GIVEN INFORMATION:
----------

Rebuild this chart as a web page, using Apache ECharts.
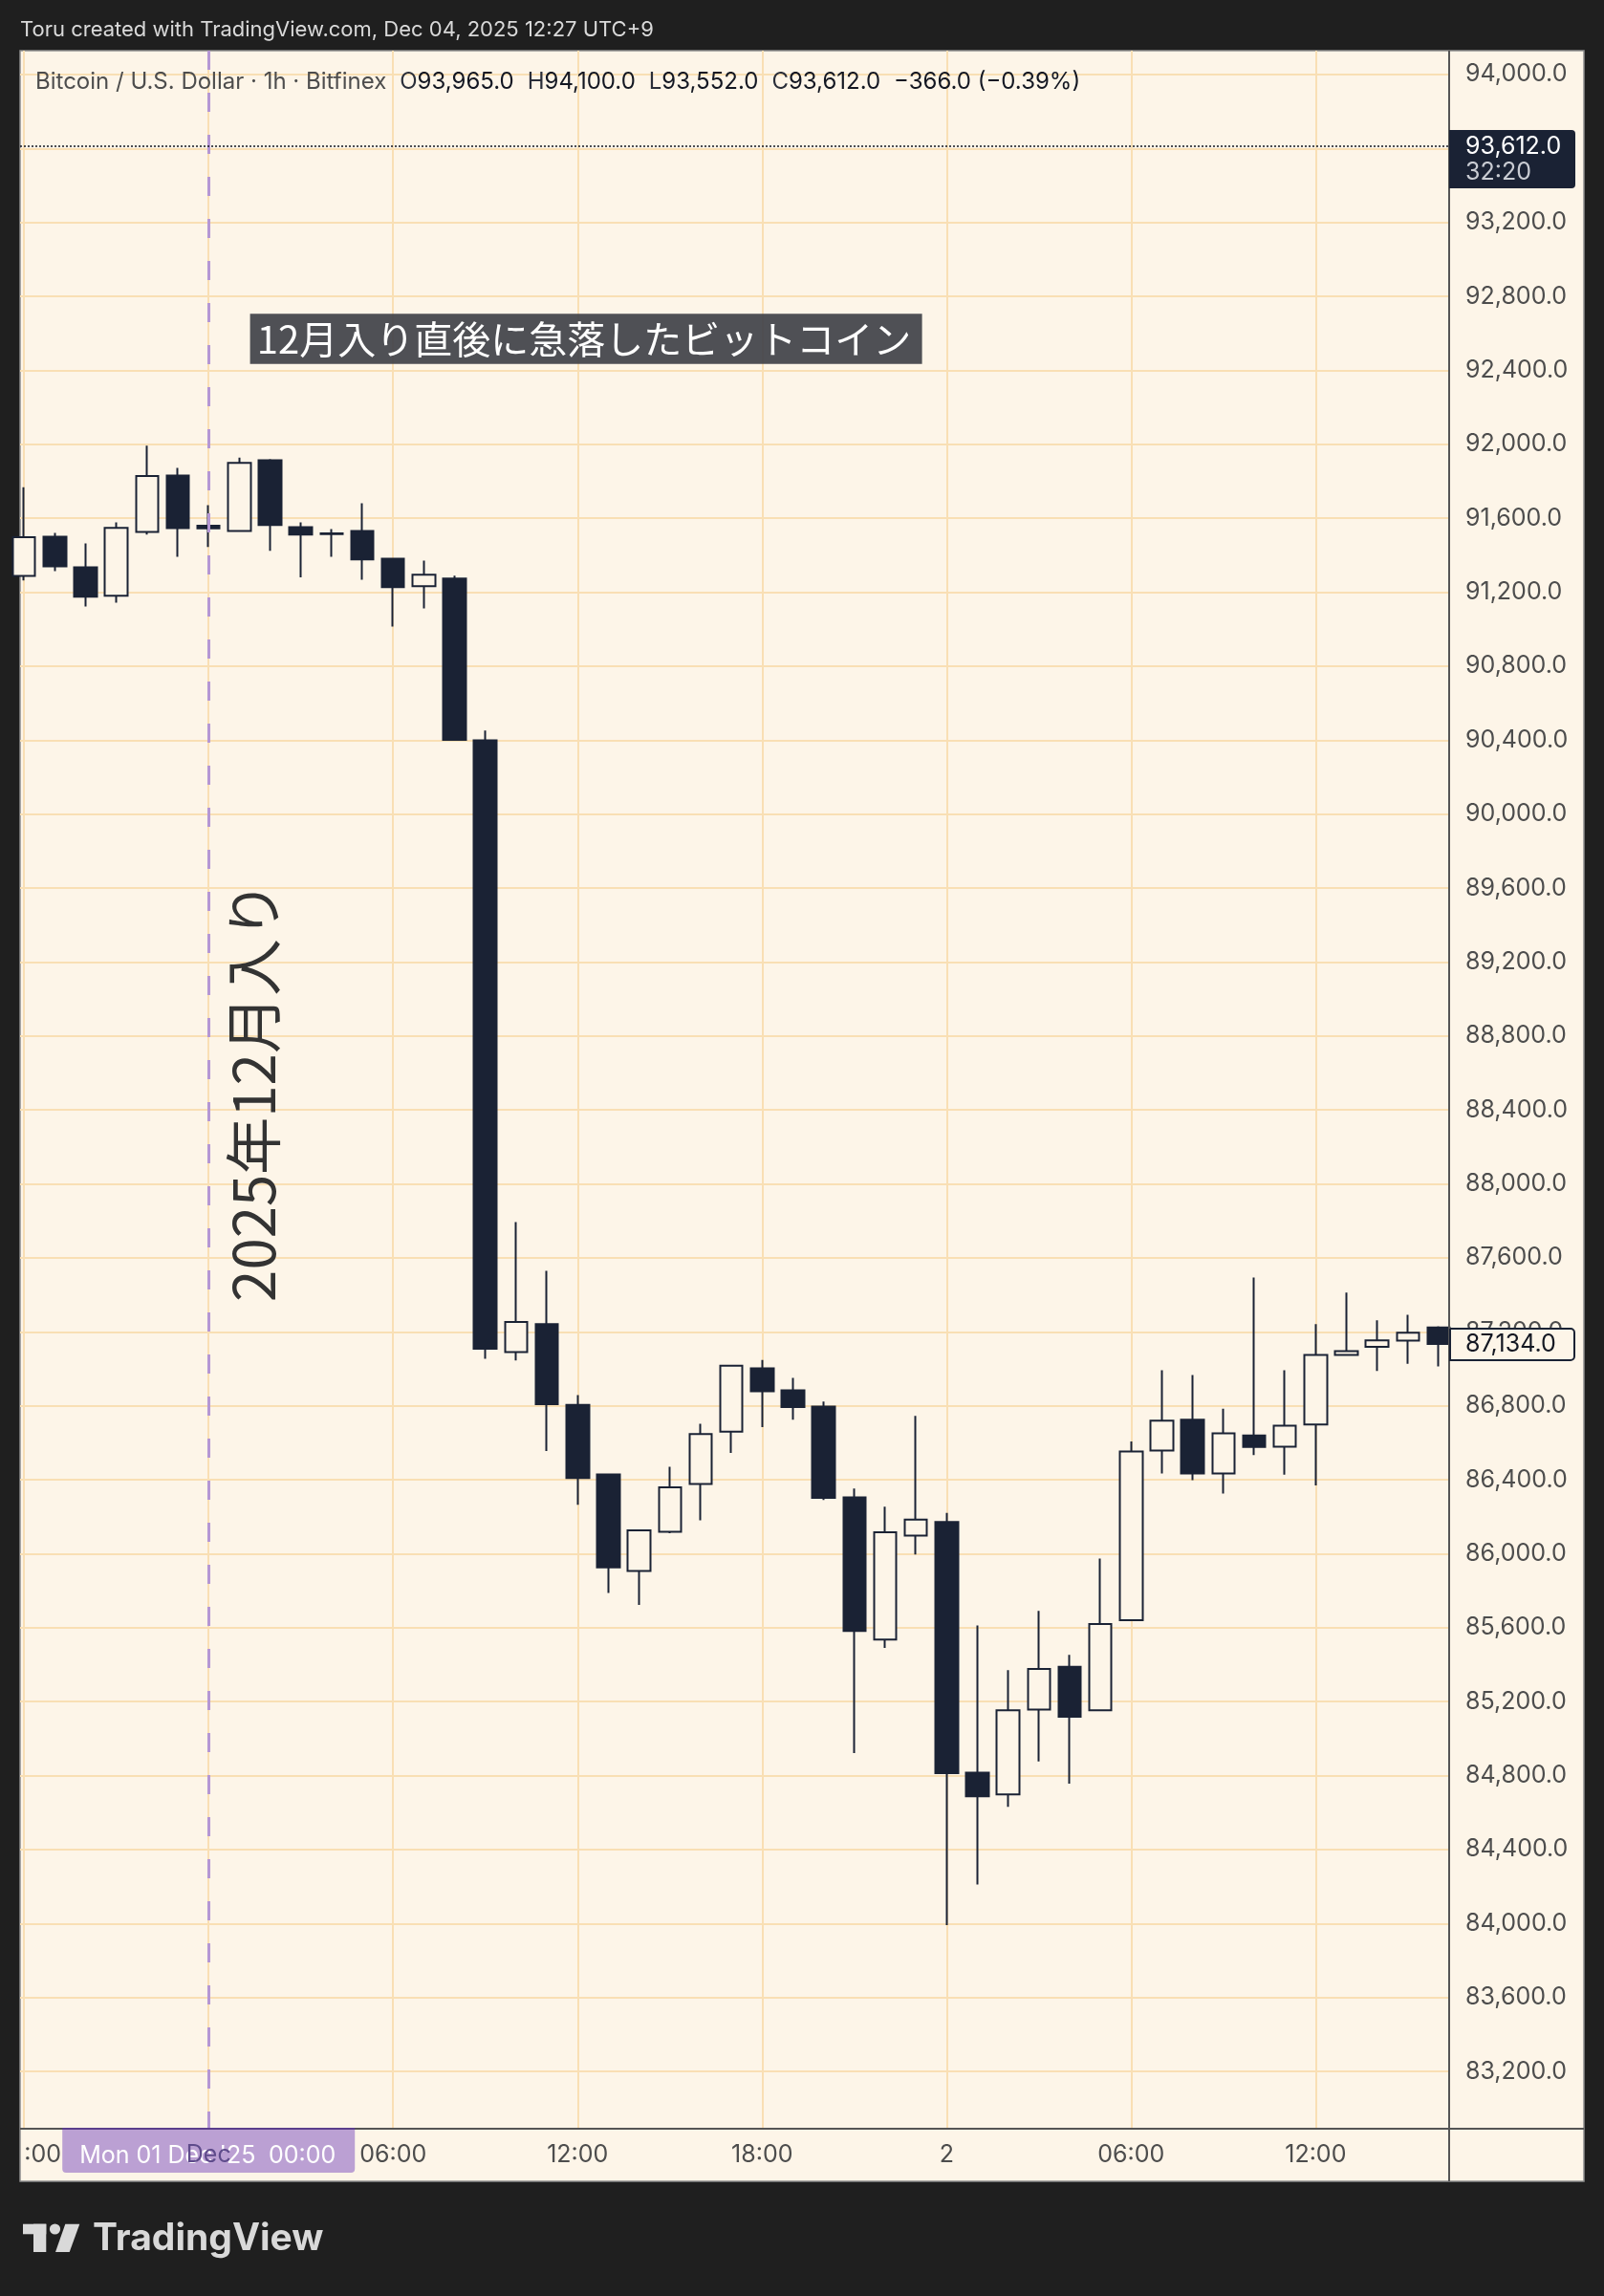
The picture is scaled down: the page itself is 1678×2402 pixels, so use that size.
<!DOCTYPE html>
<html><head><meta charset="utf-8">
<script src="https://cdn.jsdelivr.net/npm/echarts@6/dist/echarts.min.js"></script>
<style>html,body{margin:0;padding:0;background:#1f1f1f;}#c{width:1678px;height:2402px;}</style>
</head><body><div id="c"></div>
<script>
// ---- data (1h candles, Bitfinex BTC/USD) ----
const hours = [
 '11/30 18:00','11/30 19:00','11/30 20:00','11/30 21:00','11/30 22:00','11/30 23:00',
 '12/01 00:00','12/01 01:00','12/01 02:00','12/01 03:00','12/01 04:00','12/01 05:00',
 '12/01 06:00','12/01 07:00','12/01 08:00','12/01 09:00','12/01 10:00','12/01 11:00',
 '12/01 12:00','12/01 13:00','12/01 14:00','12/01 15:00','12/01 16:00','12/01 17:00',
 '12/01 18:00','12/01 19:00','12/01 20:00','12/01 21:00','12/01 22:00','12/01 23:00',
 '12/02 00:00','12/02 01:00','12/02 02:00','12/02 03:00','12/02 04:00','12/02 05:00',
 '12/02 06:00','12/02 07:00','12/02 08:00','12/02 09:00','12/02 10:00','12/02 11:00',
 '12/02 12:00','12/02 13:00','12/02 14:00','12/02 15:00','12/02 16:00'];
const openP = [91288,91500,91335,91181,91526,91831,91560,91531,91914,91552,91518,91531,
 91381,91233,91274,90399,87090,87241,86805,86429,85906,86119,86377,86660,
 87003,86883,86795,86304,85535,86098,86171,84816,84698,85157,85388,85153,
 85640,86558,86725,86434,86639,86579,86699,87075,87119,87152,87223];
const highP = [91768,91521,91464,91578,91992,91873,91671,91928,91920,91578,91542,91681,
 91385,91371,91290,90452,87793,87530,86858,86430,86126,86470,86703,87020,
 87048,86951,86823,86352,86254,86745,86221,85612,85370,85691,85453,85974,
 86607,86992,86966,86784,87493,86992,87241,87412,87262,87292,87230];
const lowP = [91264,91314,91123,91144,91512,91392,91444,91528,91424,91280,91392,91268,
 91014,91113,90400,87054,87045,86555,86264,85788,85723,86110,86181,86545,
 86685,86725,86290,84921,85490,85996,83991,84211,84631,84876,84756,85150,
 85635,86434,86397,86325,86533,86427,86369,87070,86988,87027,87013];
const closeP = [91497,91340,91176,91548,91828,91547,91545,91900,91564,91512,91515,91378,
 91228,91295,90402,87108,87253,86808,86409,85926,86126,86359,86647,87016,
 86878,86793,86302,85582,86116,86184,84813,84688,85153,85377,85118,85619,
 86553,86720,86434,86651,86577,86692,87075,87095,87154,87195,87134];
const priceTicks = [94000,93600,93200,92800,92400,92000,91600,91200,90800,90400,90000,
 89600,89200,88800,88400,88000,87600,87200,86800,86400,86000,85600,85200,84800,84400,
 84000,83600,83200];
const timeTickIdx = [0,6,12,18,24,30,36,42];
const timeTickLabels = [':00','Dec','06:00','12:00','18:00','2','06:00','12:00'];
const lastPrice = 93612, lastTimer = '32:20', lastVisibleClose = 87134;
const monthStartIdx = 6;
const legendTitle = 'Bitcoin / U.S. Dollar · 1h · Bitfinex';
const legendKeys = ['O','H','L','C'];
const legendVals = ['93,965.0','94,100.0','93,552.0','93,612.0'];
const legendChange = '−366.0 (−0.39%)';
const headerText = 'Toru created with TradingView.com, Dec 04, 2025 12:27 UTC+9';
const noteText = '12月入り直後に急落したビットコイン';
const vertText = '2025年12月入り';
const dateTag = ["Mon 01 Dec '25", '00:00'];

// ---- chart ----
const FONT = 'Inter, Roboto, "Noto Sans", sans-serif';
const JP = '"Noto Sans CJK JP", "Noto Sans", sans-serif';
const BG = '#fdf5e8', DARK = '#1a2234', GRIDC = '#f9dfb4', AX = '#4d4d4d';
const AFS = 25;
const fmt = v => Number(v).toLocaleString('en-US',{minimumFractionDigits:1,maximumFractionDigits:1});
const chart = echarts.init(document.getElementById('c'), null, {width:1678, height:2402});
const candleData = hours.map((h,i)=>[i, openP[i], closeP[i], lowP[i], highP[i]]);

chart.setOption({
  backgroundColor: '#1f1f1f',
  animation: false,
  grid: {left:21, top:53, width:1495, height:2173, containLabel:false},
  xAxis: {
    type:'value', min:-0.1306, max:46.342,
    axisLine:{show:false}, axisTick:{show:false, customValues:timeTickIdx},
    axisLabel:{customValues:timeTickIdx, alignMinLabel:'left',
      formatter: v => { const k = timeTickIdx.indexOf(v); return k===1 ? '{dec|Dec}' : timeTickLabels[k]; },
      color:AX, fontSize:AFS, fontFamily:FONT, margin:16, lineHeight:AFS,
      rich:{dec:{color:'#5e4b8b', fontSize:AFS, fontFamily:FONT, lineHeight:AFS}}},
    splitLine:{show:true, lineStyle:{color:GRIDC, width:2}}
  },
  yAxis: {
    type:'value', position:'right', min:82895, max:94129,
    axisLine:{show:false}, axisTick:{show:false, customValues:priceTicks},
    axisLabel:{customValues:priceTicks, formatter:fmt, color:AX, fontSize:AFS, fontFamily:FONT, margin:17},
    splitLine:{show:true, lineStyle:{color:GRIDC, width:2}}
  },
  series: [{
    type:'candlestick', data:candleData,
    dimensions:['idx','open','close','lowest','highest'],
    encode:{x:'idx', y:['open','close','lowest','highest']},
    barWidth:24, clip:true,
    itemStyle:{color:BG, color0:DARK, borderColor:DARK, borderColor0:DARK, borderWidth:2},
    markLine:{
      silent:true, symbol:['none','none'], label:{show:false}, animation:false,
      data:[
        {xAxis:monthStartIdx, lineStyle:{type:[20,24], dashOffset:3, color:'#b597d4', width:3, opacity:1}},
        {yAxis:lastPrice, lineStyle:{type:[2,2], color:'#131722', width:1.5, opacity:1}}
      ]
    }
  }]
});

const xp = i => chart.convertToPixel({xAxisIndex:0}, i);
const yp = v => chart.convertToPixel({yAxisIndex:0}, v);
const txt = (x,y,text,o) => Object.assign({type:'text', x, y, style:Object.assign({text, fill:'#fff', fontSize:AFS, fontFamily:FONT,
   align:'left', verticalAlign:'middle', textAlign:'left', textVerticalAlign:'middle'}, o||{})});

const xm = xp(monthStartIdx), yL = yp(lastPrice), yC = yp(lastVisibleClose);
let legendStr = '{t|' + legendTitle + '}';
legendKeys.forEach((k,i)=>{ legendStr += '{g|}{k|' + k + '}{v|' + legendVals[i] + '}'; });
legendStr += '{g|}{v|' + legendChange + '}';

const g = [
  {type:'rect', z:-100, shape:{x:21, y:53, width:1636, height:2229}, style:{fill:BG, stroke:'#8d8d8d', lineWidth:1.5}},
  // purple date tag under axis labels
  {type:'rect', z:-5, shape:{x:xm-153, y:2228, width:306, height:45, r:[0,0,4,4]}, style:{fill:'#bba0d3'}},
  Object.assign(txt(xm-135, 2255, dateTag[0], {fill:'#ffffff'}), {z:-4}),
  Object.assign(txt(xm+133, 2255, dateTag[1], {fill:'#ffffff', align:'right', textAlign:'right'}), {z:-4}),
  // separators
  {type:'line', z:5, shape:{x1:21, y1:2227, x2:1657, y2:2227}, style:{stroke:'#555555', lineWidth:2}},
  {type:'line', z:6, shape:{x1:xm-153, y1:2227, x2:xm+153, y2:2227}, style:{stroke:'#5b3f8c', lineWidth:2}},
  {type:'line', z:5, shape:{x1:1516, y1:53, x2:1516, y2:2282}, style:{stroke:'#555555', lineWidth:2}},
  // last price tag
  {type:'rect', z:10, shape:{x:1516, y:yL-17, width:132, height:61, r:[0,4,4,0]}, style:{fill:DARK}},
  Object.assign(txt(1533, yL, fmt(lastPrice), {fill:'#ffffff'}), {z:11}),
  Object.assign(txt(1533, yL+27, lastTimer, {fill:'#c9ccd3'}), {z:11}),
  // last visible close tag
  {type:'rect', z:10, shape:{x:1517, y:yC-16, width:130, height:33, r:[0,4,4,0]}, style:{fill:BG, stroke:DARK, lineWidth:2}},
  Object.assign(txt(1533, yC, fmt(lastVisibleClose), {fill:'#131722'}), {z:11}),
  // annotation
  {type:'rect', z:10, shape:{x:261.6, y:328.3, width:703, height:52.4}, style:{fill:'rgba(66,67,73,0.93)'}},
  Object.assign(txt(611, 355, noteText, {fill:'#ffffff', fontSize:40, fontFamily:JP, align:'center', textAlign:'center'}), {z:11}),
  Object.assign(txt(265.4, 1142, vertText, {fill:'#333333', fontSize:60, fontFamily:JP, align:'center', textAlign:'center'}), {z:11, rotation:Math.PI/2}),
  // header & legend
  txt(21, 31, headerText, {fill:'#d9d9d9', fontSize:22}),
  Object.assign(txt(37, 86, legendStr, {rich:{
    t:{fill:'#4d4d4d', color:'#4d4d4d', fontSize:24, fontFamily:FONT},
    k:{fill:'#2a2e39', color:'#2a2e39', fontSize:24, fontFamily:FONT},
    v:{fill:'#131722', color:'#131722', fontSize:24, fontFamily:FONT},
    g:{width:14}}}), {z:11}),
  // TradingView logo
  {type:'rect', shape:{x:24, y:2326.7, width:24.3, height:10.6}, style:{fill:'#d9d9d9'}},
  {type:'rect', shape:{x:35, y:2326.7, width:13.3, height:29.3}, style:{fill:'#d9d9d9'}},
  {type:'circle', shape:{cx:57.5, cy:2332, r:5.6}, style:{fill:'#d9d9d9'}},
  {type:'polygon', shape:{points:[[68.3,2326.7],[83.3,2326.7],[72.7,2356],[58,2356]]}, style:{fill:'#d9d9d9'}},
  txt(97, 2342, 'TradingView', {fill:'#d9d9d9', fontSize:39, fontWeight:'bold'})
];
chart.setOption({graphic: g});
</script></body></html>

----------

SHORT PROBLEM: Return each line of the data that contains the string "page".

RESPONSE BELOW:
Rebuild this chart as a web page, using Apache ECharts.
The picture is scaled down: the page itself is 1678×2402 pixels, so use that size.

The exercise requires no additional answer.